You wanna know how good bacon is? To improve other food, they wrap it in bacon.
Thanksgiving. It’s like we didn’t even try to come up with a tradition. The tradition is, we overeat. ‘Hey, how about at Thanksgiving we just eat a lot?’ ‘But we do that every day!’ ‘Oh. What if we eat a lot with people that annoy the hell out of us?’
Whenever you correct someone’s grammar just remember that nobody likes you.
It doesn’t matter if you’re religious or not. Does anything make you feel more uncomfortable than some stranger going, I’d like to talk to you about Jesus?
The only advantage to wearing glasses is that you can do that dramatic removal.
I need the concept of mercy for me to have some semblance of self-admiration. So in real life, I’m probably somebody who is more devout.
The Pearly Gates. Am I the only one who finds it odd that Heaven has gates? What kind of neighborhood is Heaven in?
Anyone know if the shuttles to Hell will have Wifi? Asking for a friend.
I usually don’t have a burger, a brat, and a steak but it is 4th of July. And I need the energy if I’m gonna start blowin crap up. It’s what the founding fathers would want.
That’s not to say that I’m a well-informed Catholic. I’m still in idiot.
It’s amazing how email has changed our lives. You ever get a handwritten letter in the mail today? ‘What the? Has someone been kidnapped?’
When our bed is made, it’s covered in 40 pillows-like we’re stockpiling ammo for the global pillow fight.
Steakhouses sort of have this old-school nature to them; they’re like museums full of good food. It’s fun hearing the waiter share his expertise on the different cuts of beef and how they’re going to cut up your baked potato.
I know that Colbert could quote Thomas Aquinas and all this, but I’m somebody who, because it’s a necessity for me on a personal basis. I need it because I’m a lunatic.
Raising kids may be a thankless job with ridiculous hours, but at least the pay sucks.
I think stand-up comedy is this – it’s this kind of indulgence and narcissism.
Gyms are always packed. The only machine available is the one that simulates the gynecological exam. You know, the Sharon Stone machine.
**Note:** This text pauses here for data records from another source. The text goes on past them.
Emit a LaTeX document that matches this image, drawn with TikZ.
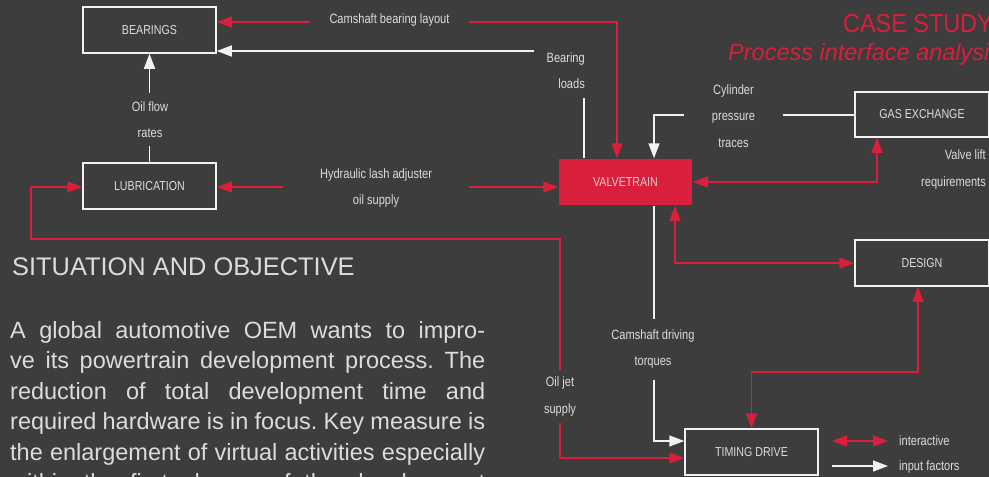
\documentclass[tikz,border=0pt]{standalone}
\usepackage{fontspec}
\setmainfont{Liberation Sans}
\newfontfamily\condfont{Liberation Sans}[FakeStretch=0.82]
\newfontfamily\titlefont{Liberation Sans}[FakeStretch=0.9]
\usetikzlibrary{arrows.meta,calc}
\definecolor{bg}{HTML}{3D3D3D}
\definecolor{accent}{HTML}{D91F3B}
\definecolor{wline}{HTML}{F2F2F2}
\definecolor{txt}{HTML}{DCDCDC}
\definecolor{vtxt}{HTML}{F4C6CD}
\newcommand\jline[1]{\hbox to 475pt{\frenchspacing\spaceskip=0.278em plus 1fil minus 0.08em\relax #1}}
\begin{document}
\begin{tikzpicture}[x=1pt,y=-1pt,
  >={Triangle[length=15pt,width=11pt]},
  box/.style={draw=wline,line width=1.5pt,minimum width=133pt,minimum height=46pt,inner sep=0pt,text=txt,font=\condfont\fontsize{13}{15}\selectfont},
  inter/.style={draw=accent,line width=1.5pt,<->},
  inp/.style={draw=wline,line width=1.5pt,->},
  lbl/.style={fill=bg,text=txt,inner sep=0pt,align=center,font=\condfont\fontsize{13.5}{26.5}\selectfont},
  legtxt/.style={anchor=west,inner sep=0pt,text=txt,font=\condfont\fontsize{13.5}{16}\selectfont},
  body/.style={anchor=base west,inner sep=0pt,text=txt,font=\fontsize{23.5}{30.5}\selectfont},
]
\useasboundingbox (0,0) rectangle (989,477);
\clip (0,0) rectangle (989,477);
\fill[bg] (0,0) rectangle (989,477);

% boxes
\node[box] (bearings) at (149.5,30) {BEARINGS};
\node[box] (lubrication) at (149.5,186) {LUBRICATION};
\node[box,draw=none,fill=accent,text=vtxt] (valvetrain) at (625.5,182) {VALVETRAIN};
\node[box,minimum width=134pt,minimum height=45pt] (gasexchange) at (922,114.5) {GAS EXCHANGE};
\node[box,minimum width=134pt] (design) at (922,263) {DESIGN};
\node[box] (timing) at (751.5,452) {TIMING DRIVE};

% connectors
\draw[inter] (valvetrain.north -| 617,0) |- (bearings.east |- 0,22);
\draw[inp] (valvetrain.north -| 584,0) |- (bearings.east |- 0,51);
\draw[inp] (lubrication.north) -- (bearings.south);
\draw[inter] (lubrication.east |- 0,187) -- (valvetrain.west |- 0,187);
\draw[inter] (lubrication.west |- 0,187) -| (31,239) -| (560,458) -- (timing.west |- 0,458);
\draw[inp] (valvetrain.south -| 654,0) |- (timing.west |- 0,441);
\draw[inter] (valvetrain.south -| 675,0) |- (design.west);
\draw[inter] (valvetrain.east) -| (gasexchange.south -| 877,0);
\draw[inp] (gasexchange.west |- 0,115) -| (valvetrain.north -| 654,0);
\draw[inter] (design.south -| 918,0) |- (timing.north |- 0,372) -- (timing.north);

% connector labels
\node[lbl,minimum width=159pt,minimum height=14pt] (l1) at (389.5,20) {Camshaft bearing layout};
\node[lbl,align=right,inner xsep=13pt,minimum height=54pt,anchor=east] (l2) at (598,70.5) {Bearing\\loads};
\node[lbl,minimum width=30pt,minimum height=53pt] (l3) at (150,119.5) {Oil flow\\rates};
\node[lbl,minimum width=186pt] (l4) at (376,188) {Hydraulic lash adjuster\\oil supply};
\node[lbl,minimum width=20pt,minimum height=53pt] (l5) at (560,396.5) {Oil jet\\supply};
\node[lbl,minimum height=61pt] (l6) at (653,349) {Camshaft driving\\torques};
\node[lbl,minimum width=99pt] (l9) at (733.5,116) {Cylinder\\pressure\\traces};
\node[lbl,fill=none,align=right,anchor=east] (l8) at (986,169.5) {Valve lift\\requirements};

% legend
\coordinate (li1) at (832,441);
\coordinate (li2) at (888,441);
\draw[inter] (li1) -- (li2);
\node[legtxt] (linter) at (899,441) {interactive};
\coordinate (lf1) at (832,466);
\coordinate (lf2) at (888,466);
\draw[inp] (lf1) -- (lf2);
\node[legtxt] (linput) at (899,467) {input factors};

% titles
\node[anchor=base west,inner sep=0pt,text=accent,font=\titlefont\fontsize{26}{30}\selectfont] (title) at (843,32) {CASE STUDY};
\node[anchor=base west,inner sep=0pt,text=accent,font=\fontsize{23.5}{28}\selectfont\itshape] (subtitle) at (728,60) {Process interface analysis};

% text block
\node[anchor=base west,inner sep=0pt,text=txt,font=\fontsize{25.4}{30}\selectfont] (heading) at (12,275) {SITUATION AND OBJECTIVE};
\node[body] (b1) at (10,338.3) {\jline{A global automotive OEM wants to impro-}};
\node[body] (b2) at (10,368.8) {\jline{ve its powertrain development process. The}};
\node[body] (b3) at (10,399.3) {\jline{reduction of total development time and}};
\node[body] (b4) at (10,429.8) {\jline{required hardware is in focus. Key measure is}};
\node[body] (b5) at (10,460.3) {\jline{the enlargement of virtual activities especially}};
\node[body] (b6) at (10,490.8) {\jline{within the first phases of the development}};
\end{tikzpicture}
\end{document}
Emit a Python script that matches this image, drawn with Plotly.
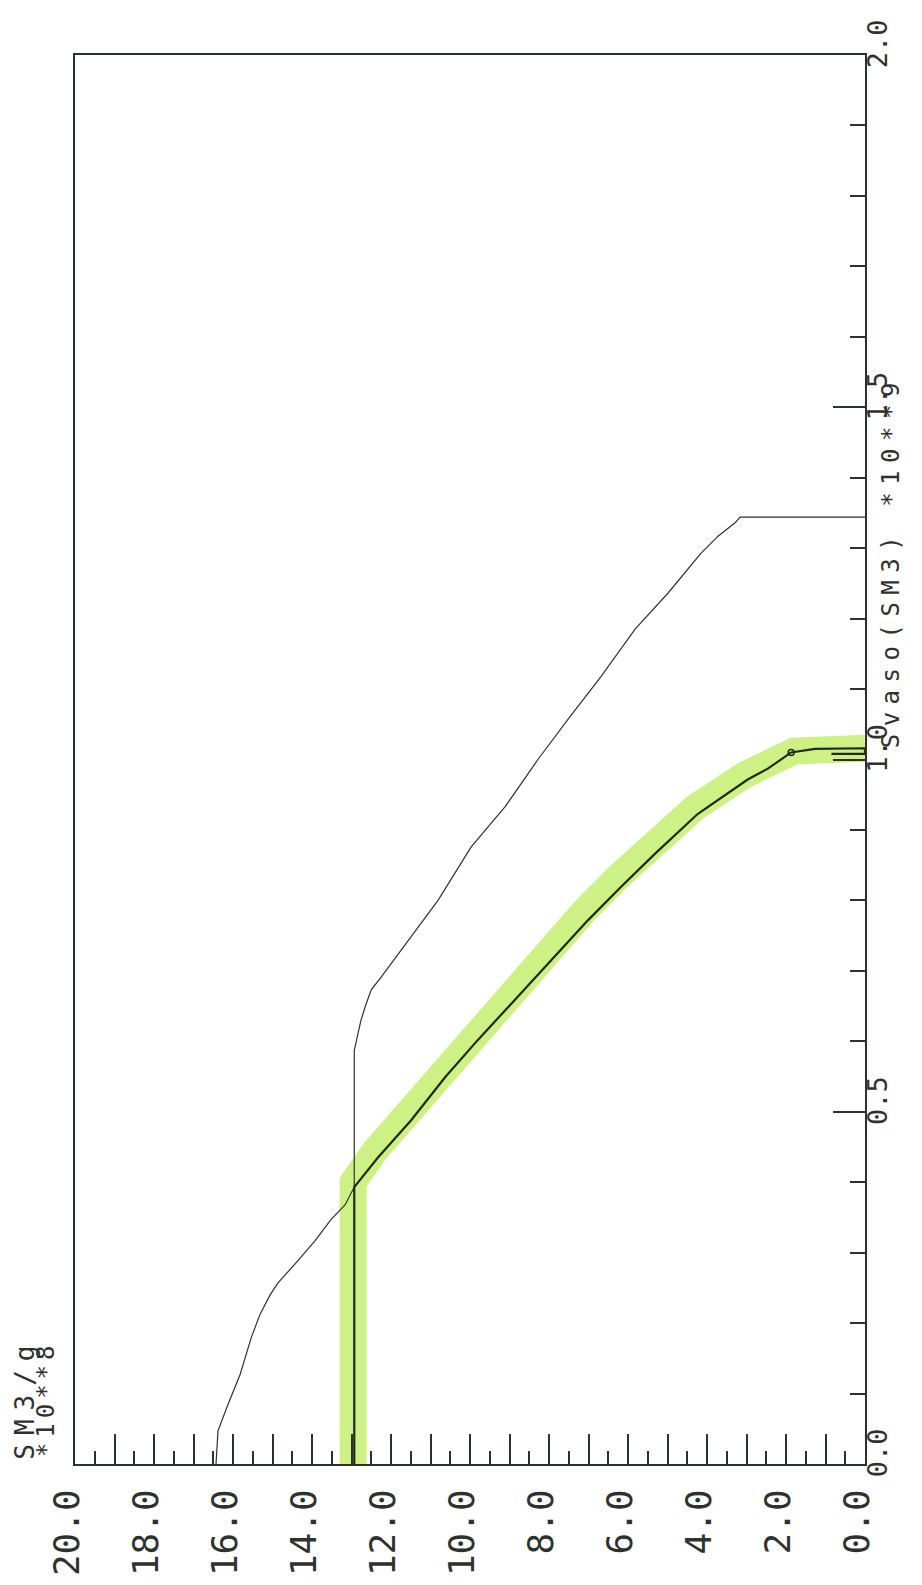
import plotly.graph_objects as go

# ---- data ----
# Svaso (SM3, x 10**9) vs SM3/g (x 10**8)
svaso_outer = [0.0, 0.047, 0.084, 0.127, 0.179, 0.212, 0.240, 0.257, 0.289, 0.317, 0.347,
               0.368, 0.393, 0.587, 0.610, 0.630, 0.653, 0.673, 0.691, 0.720, 0.800, 0.876,
               0.933, 1.000, 1.057, 1.118, 1.185, 1.236, 1.293, 1.317, 1.336, 1.344, 1.344]
sm3g_outer = [16.43, 16.38, 16.13, 15.82, 15.54, 15.32, 15.06, 14.86, 14.35, 13.92, 13.52,
              13.16, 12.93, 12.93, 12.84, 12.76, 12.63, 12.50, 12.25, 11.87, 10.81, 9.97,
              9.11, 8.28, 7.52, 6.68, 5.82, 4.99, 4.15, 3.72, 3.29, 3.16, 0.0]

svaso_inner = [0.0, 0.393, 0.435, 0.488, 0.549, 0.602, 0.653, 0.708, 0.772, 0.819, 0.866,
               0.923, 0.972, 0.987, 1.010, 1.015, 1.016, 1.008, 1.008]
sm3g_inner = [12.93, 12.93, 12.33, 11.49, 10.63, 9.80, 8.96, 8.06, 7.01, 6.18, 5.32,
              4.23, 2.96, 2.46, 1.87, 1.27, 0.0, 0.0, 0.85]

svaso_band = [0.0, 0.40, 0.445, 0.50, 0.56, 0.615, 0.665, 0.72, 0.785, 0.832, 0.878,
              0.932, 0.978, 0.995, 1.012, 1.016]
sm3g_band = [12.96, 12.96, 12.40, 11.55, 10.70, 9.88, 9.05, 8.15, 7.10, 6.27, 5.40,
             4.30, 3.05, 2.40, 1.80, 0.0]

marker_svaso = [1.010]
marker_sm3g = [1.87]

x_major = list(range(0, 21))
x_labels = [f"{v:.1f}" if v % 2 == 0 else "" for v in x_major]
x_minor = [v + 0.5 for v in range(0, 20)]
y_major = [0.0, 0.5, 1.0, 1.5, 2.0]
y_labels = ["0.0", "0.5", "1.0", "1.5", "2.0"]
y_minor = [round(i * 0.1, 1) for i in range(1, 20) if i % 5 != 0]

INK = "#2e322e"
FONT = "DejaVu Sans Mono"

fig = go.Figure()
fig.add_trace(go.Scatter(x=sm3g_band, y=svaso_band, mode="lines",
                         line=dict(color="rgba(198,238,112,0.85)", width=27),
                         hoverinfo="skip", showlegend=False))
fig.add_trace(go.Scatter(x=sm3g_outer, y=svaso_outer, mode="lines",
                         line=dict(color=INK, width=1.2), showlegend=False))
fig.add_trace(go.Scatter(x=sm3g_inner, y=svaso_inner, mode="lines",
                         line=dict(color="#1f2a1f", width=2.2), showlegend=False))
fig.add_trace(go.Scatter(x=marker_sm3g, y=marker_svaso, mode="markers",
                         marker=dict(symbol="circle-open", size=6, color="#1f2a1f",
                                     line=dict(width=1.5)), showlegend=False))

fig.update_layout(
    width=922, height=1585,
    margin=dict(l=67, r=65, t=47, b=129),
    paper_bgcolor="white", plot_bgcolor="white",
    font=dict(family=FONT, color=INK),
    xaxis=dict(range=[20, 0], tickmode="array", tickvals=x_major, ticktext=x_labels,
               ticks="inside", ticklen=30, tickwidth=1.5, tickcolor=INK,
               minor=dict(tickmode="array", tickvals=x_minor, ticks="inside",
                          ticklen=13, tickwidth=1.5, tickcolor=INK),
               tickangle=-90, tickfont=dict(family=FONT, size=36, color=INK),
               ticklabelstandoff=9, ticklabelshift=8,
               showline=True, linecolor=INK, linewidth=2, mirror=True,
               showgrid=False, zeroline=False),
    yaxis=dict(range=[0, 2], side="right", tickmode="array", tickvals=y_major,
               ticktext=y_labels, ticks="inside", ticklen=32, tickwidth=1.5,
               tickcolor=INK,
               minor=dict(tickmode="array", tickvals=y_minor, ticks="inside",
                          ticklen=15, tickwidth=1.5, tickcolor=INK),
               tickangle=-90, tickfont=dict(family=FONT, size=27, color=INK),
               ticklabelstandoff=-12, ticklabelshift=-7,
               showline=True, linecolor=INK, linewidth=2, mirror=True,
               showgrid=False, zeroline=False),
    annotations=[
        dict(text='<span style="letter-spacing:7.5px">Svaso(SM3) *10**9</span>',
             xref="paper", yref="paper", x=1.033, y=0.640,
             xanchor="center", yanchor="middle", textangle=-90, showarrow=False,
             font=dict(family=FONT, size=24, color=INK)),
        dict(text='<span style="letter-spacing:9px">SM3/g</span>',
             xref="paper", yref="paper", x=-0.0633, y=0.047,
             xanchor="center", yanchor="middle", textangle=-90, showarrow=False,
             font=dict(family=FONT, size=26, color=INK)),
        dict(text='<span style="letter-spacing:5px">*10**8</span>',
             xref="paper", yref="paper", x=-0.0367, y=0.046,
             xanchor="center", yanchor="middle", textangle=-90, showarrow=False,
             font=dict(family=FONT, size=24, color=INK)),
    ],
)

fig.write_html("out.html")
You ever buy a book and not read it? You feel almost guilty having it up on a bookshelf. People are like, “Hey, how’s that book?” “I haven’t read it.” “Oh, did you just buy it?” “I’ve had it since high school.” “Well, can I borrow it?” “No.”
You think Jesus ever tried to talk God out of some of that stuff? ‘Instead of that whole crucifixion, how about we do a big fundraiser!’
My wife always asks me why I don’t make the bed. And I respond with the same reason why I don’t tie my shoes after I take them off.